Like many other business-to-business and Internet companies, Grainger got caught up in last year's online hype, when investors were paying a premium for stock in companies with the slightest potential for online success. Since then, B-to-B and Internet stocks have come down drastically, and many firms are stuck trying to balance those results against the hefty investments needed to move their businesses online.
"They have to do what they are doing," said Parr, referring to Grainger's online strategy. He added that, "it's a very painful process to endure, period-but especially while having to report results in a public domain."
Holden Lewis, an analyst with CIBC World Markets, agrees, though he's concerned by the amount Grainger is investing in the Internet and e-commerce. He points out that Grainger is spending considerably more on online ventures than competitors like MSC Industrial Direct and Hughes Supply, for example.
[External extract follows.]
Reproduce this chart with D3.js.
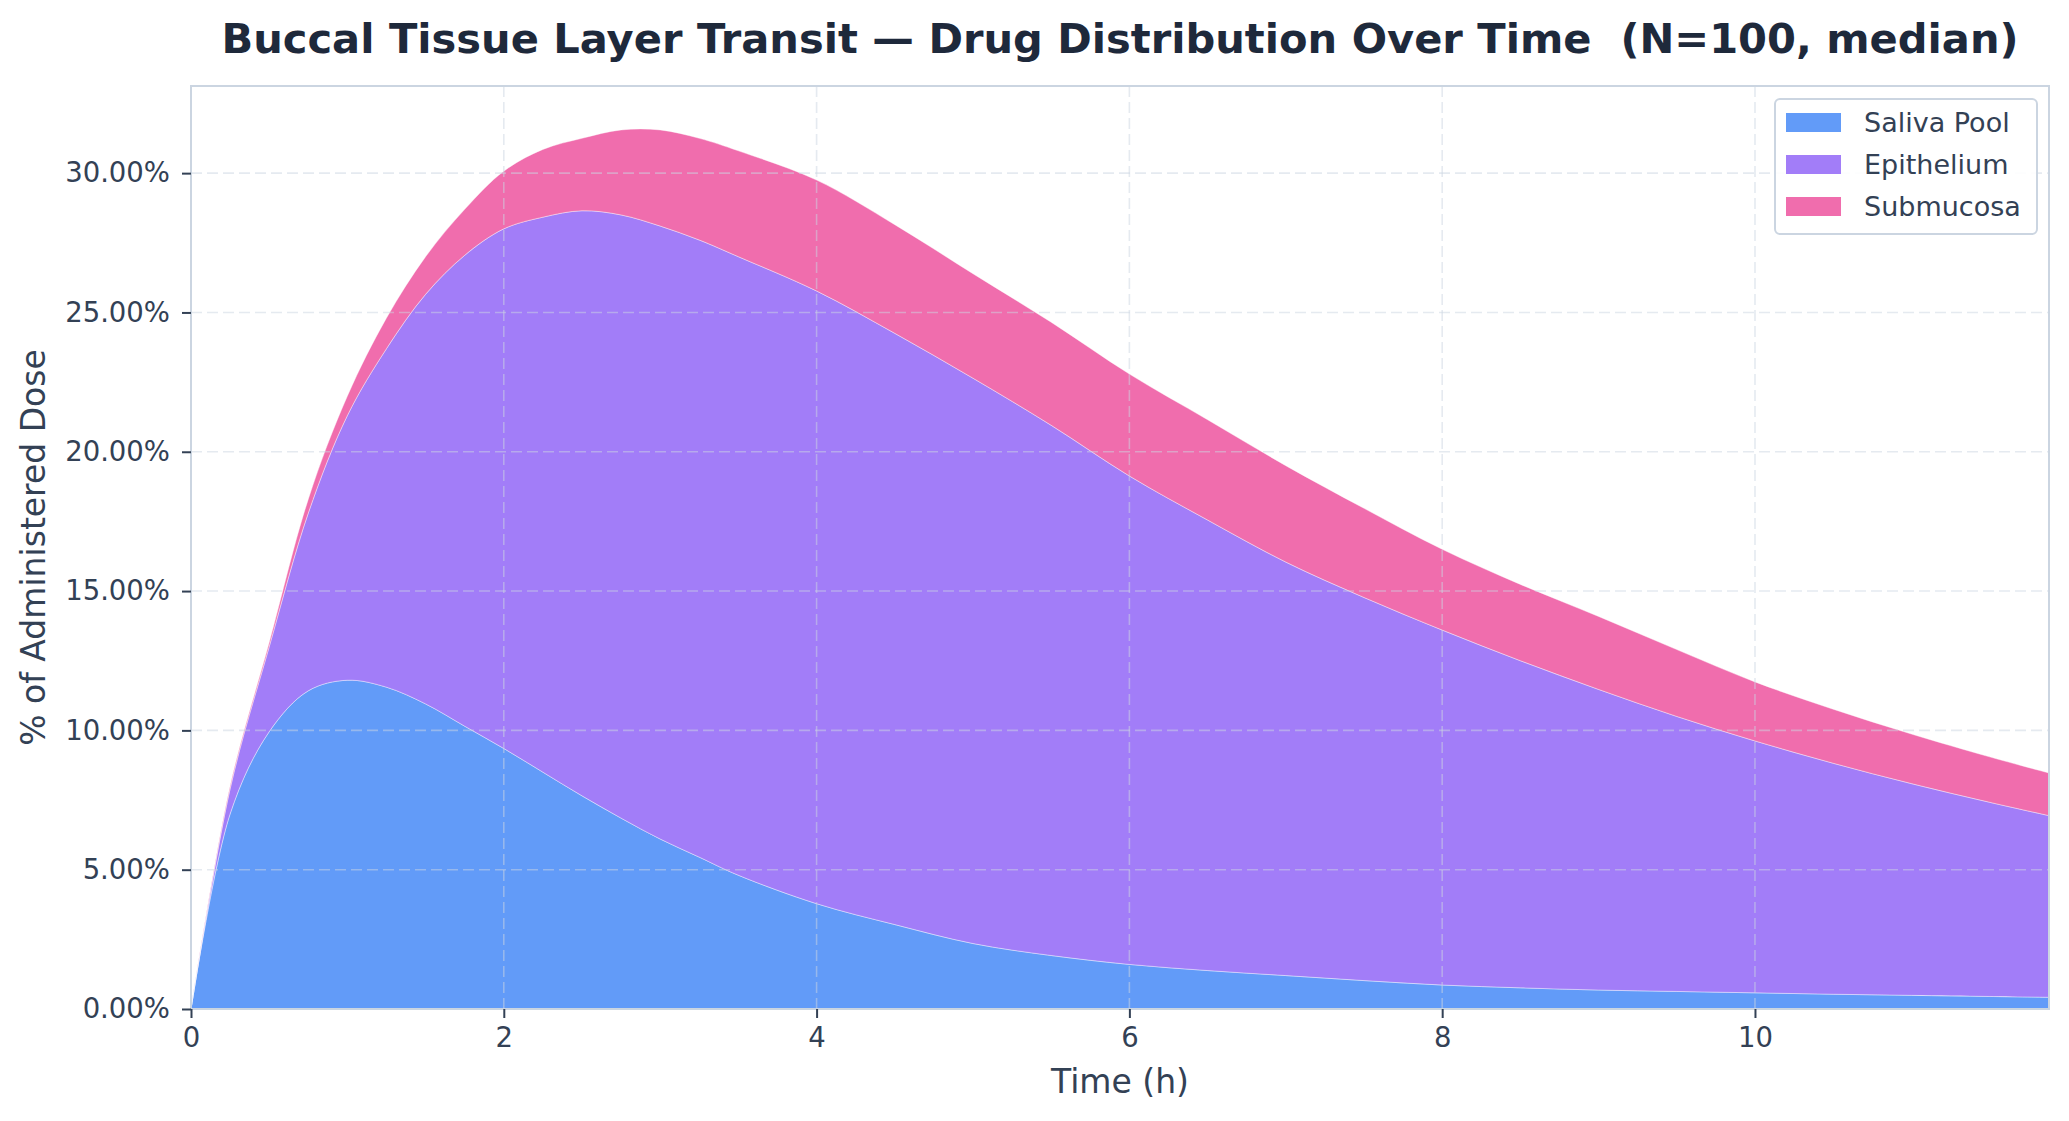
<!DOCTYPE html>
<html>
<head>
<meta charset="utf-8">
<script src="https://cdn.jsdelivr.net/npm/d3@7"></script>
<style>
  html, body { margin: 0; padding: 0; background: #fff; }
  svg { display: block; font-family: "DejaVu Sans", sans-serif; }
</style>
</head>
<body>
<script>
// time points (h) and median % of dose in each layer
const hours = [0, 0.25, 0.5, 0.75, 1, 1.25, 1.5, 1.75, 2, 2.25, 2.5, 2.75, 3, 3.25, 3.5, 4, 4.5, 5, 5.5, 6, 6.5, 7, 7.5, 8, 8.5, 9, 9.5, 10, 10.5, 11, 11.5, 11.88];
const saliva = [0, 7.0, 9.95, 11.42, 11.8, 11.55, 10.95, 10.15, 9.35, 8.5, 7.65, 6.85, 6.1, 5.45, 4.8, 3.78, 3.03, 2.35, 1.92, 1.6, 1.38, 1.2, 1.02, 0.86, 0.76, 0.68, 0.63, 0.58, 0.53, 0.49, 0.45, 0.42];
const epithelium = [0, 0.9, 3.05, 6.38, 9.5, 12.15, 14.7, 16.9, 18.65, 19.92, 21.0, 21.65, 22.0, 22.15, 22.2, 21.99, 21.22, 20.29, 19.03, 17.53, 16.17, 14.84, 13.75, 12.74, 11.74, 10.79, 9.87, 9.04, 8.29, 7.6, 6.97, 6.52];
const submucosa = [0, 0.1, 0.15, 0.5, 0.7, 1.1, 1.35, 1.65, 2.07, 2.43, 2.6, 3.05, 3.45, 3.65, 3.8, 3.98, 3.9, 3.75, 3.7, 3.66, 3.6, 3.46, 3.2, 2.9, 2.74, 2.62, 2.4, 2.12, 1.94, 1.78, 1.63, 1.53];
const layers = ["Saliva Pool", "Epithelium", "Submucosa"];
const colors = ["#3b82f6", "#8b5cf6", "#ec4899"];
const xTicks = [0, 2, 4, 6, 8, 10];
const yTicks = [0, 5, 10, 15, 20, 25, 30];

const width = 2069, height = 1121;
const margin = {left: 191, right: 20, top: 86, bottom: 112};

const rows = hours.map((t, i) => ({
  t: t,
  "Saliva Pool": saliva[i],
  "Epithelium": epithelium[i],
  "Submucosa": submucosa[i]
}));
const series = d3.stack().keys(layers)(rows);

const x = d3.scaleLinear()
  .domain([0, d3.max(hours)])
  .range([margin.left, width - margin.right]);
const yMax = d3.max(series[series.length - 1], d => d[1]) * 1.05;
const y = d3.scaleLinear()
  .domain([0, yMax])
  .range([height - margin.bottom, margin.top]);

const svg = d3.select("body").append("svg")
  .attr("width", width)
  .attr("height", height);

const area = d3.area()
  .curve(d3.curveCatmullRom.alpha(0.5))
  .x(d => x(d.data.t))
  .y0(d => y(d[0]))
  .y1(d => y(d[1]));

svg.append("g")
  .selectAll("path")
  .data(series)
  .enter()
  .append("path")
  .attr("fill", (d, i) => colors[i])
  .attr("fill-opacity", 0.8)
  .attr("stroke", "#ffffff")
  .attr("stroke-opacity", 0.5)
  .attr("stroke-width", 0.8)
  .attr("d", area);

// dashed grid over the areas
let grid = svg.append("g")
  .attr("stroke", "#cbd5e1")
  .attr("stroke-opacity", 0.5)
  .attr("stroke-width", 1.6)
  .attr("stroke-dasharray", "11,5");
grid.selectAll(".gx")
  .data(xTicks)
  .enter().append("line")
  .attr("x1", d => x(d)).attr("x2", d => x(d))
  .attr("y1", margin.top).attr("y2", height - margin.bottom);
grid.selectAll(".gy")
  .data(yTicks)
  .enter().append("line")
  .attr("x1", margin.left).attr("x2", width - margin.right)
  .attr("y1", d => y(d)).attr("y2", d => y(d));

// frame
svg.append("rect")
  .attr("x", margin.left)
  .attr("y", margin.top)
  .attr("width", width - margin.left - margin.right)
  .attr("height", height - margin.top - margin.bottom)
  .attr("fill", "none")
  .attr("stroke", "#cbd5e1")
  .attr("stroke-width", 2);

// axes
let xAxis = svg.append("g")
  .attr("transform", `translate(0,${height - margin.bottom})`)
  .call(d3.axisBottom(x).tickValues(xTicks).tickFormat(d3.format("d")).tickSize(9).tickPadding(9));
let yAxis = svg.append("g")
  .attr("transform", `translate(${margin.left},0)`)
  .call(d3.axisLeft(y).tickValues(yTicks).tickFormat(d => d.toFixed(2) + "%").tickSize(9).tickPadding(12));
[xAxis, yAxis].forEach(a => {
  a.select(".domain").remove();
  a.selectAll(".tick line").attr("stroke", "#334155").attr("stroke-width", 2);
  a.selectAll(".tick text")
    .attr("fill", "#334155")
    .style("font-size", "27.5px")
    .style("font-family", "DejaVu Sans");
});

// labels
svg.append("text")
  .attr("x", (margin.left + width - margin.right) / 2)
  .attr("y", 53)
  .attr("text-anchor", "middle")
  .attr("fill", "#1e293b")
  .style("font-size", "41.6px")
  .style("font-weight", "bold")
  .attr("xml:space", "preserve")
  .text("Buccal Tissue Layer Transit \u2014 Drug Distribution Over Time  (N=100, median)");

svg.append("text")
  .attr("x", (margin.left + width - margin.right) / 2)
  .attr("y", 1093)
  .attr("text-anchor", "middle")
  .attr("fill", "#334155")
  .style("font-size", "33px")
  .text("Time (h)");

svg.append("text")
  .attr("transform", `translate(45,${(margin.top + height - margin.bottom) / 2}) rotate(-90)`)
  .attr("text-anchor", "middle")
  .attr("fill", "#334155")
  .style("font-size", "33px")
  .text("% of Administered Dose");

// legend
let legend = svg.append("g").attr("transform", "translate(1775,99)");
legend.append("rect")
  .attr("width", 262).attr("height", 135)
  .attr("rx", 5)
  .attr("fill", "#ffffff")
  .attr("fill-opacity", 0.9)
  .attr("stroke", "#cbd5e1")
  .attr("stroke-width", 2);
layers.forEach((name, i) => {
  let row = legend.append("g").attr("transform", `translate(0,${23.5 + i * 42})`);
  row.append("rect")
    .attr("x", 11).attr("y", -9.5)
    .attr("width", 55).attr("height", 19)
    .attr("fill", colors[i])
    .attr("fill-opacity", 0.8);
  row.append("text")
    .attr("x", 89).attr("y", 9.5)
    .attr("fill", "#334155")
    .style("font-size", "27px")
    .text(name);
});
</script>
</body>
</html>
"They're smart to be investing in it," Lewis said. "But a prudent investor might wonder what exactly they are getting for this investment."
For its part, Grainger is staying the course and believes its latest move will mean continued growth in online sales. Braun said growth to date comes from a combination of moving existing customers online and attracting new customers via the Web. Among the new customers Grainger.com is able to reach are small and mid-sized firms who may not have been located near a Grainger branch or didn't have contact with a company sales rep, said Braun. Other new customers include businesses that have grown out of the Internet economy.
"The significant presence we have," Braun explained, "allows us to reach more customers than through the branch or via outside sales."
But all three activities are important, according to Braun, who noted that Grainger's triple-threat is its online capabilities combined with 370-plus nationwide branches and an outside sales force. The combination allows the customer to do business with Grainger in a variety of ways, and Grainger.com has incorporated that philosophy into the site upgrade. For example, a "will call" option allows customers to order online and then pick up the products at the branch of their choice.
Matt Covey, a chief engineer with property management firm CB Richard Ellis, lists the "will call" option as one of the prime enhancements to Grainger.com. Covey manages properties for CB Richard Ellis in Lincoln, Nebr., and has been ordering his MRO supplies from Grainger.com for three years. Covey does about 90 percent of his ordering online because he says it's simpler and more efficient than ordering over the phone. He buys everything from lighting to tools to plumbing supplies from Grainger.com.
"I'm pretty satisfied with how it's working," Covey said of the new Grainger.com. "They've made it quicker, simpler, their search engine is faster-and it's more comprehensive than the old site."
Other key advantages from Covey's perspective are the personal shopping lists, which speed the re-ordering process, and the quick follow-up he gets if he has questions about an order. He says a Grainger rep will respond to his e-mail questions within two hours. What's more, Covey said the ease of doing business online has caused him to order more from Grainger in the past three years.
And that's what will really make a difference going forward, according to industry analysts who say the philosophy behind online business has changed in the last year. Where once the push was to gain marketshare, now there is more pressure to prove that your business model will actually turn a profit, according to Parr.
"E-commerce for e-commerce's sake no longer attracts a crowd ... you've got to translate e-commerce into results," said Parr, adding that, "It's easy to move your existing business from a catalog sale or branch-based sale to an Internet sale. You really want to see incremental sales coming through the Internet-and it's not clear how much of that we've seen so far."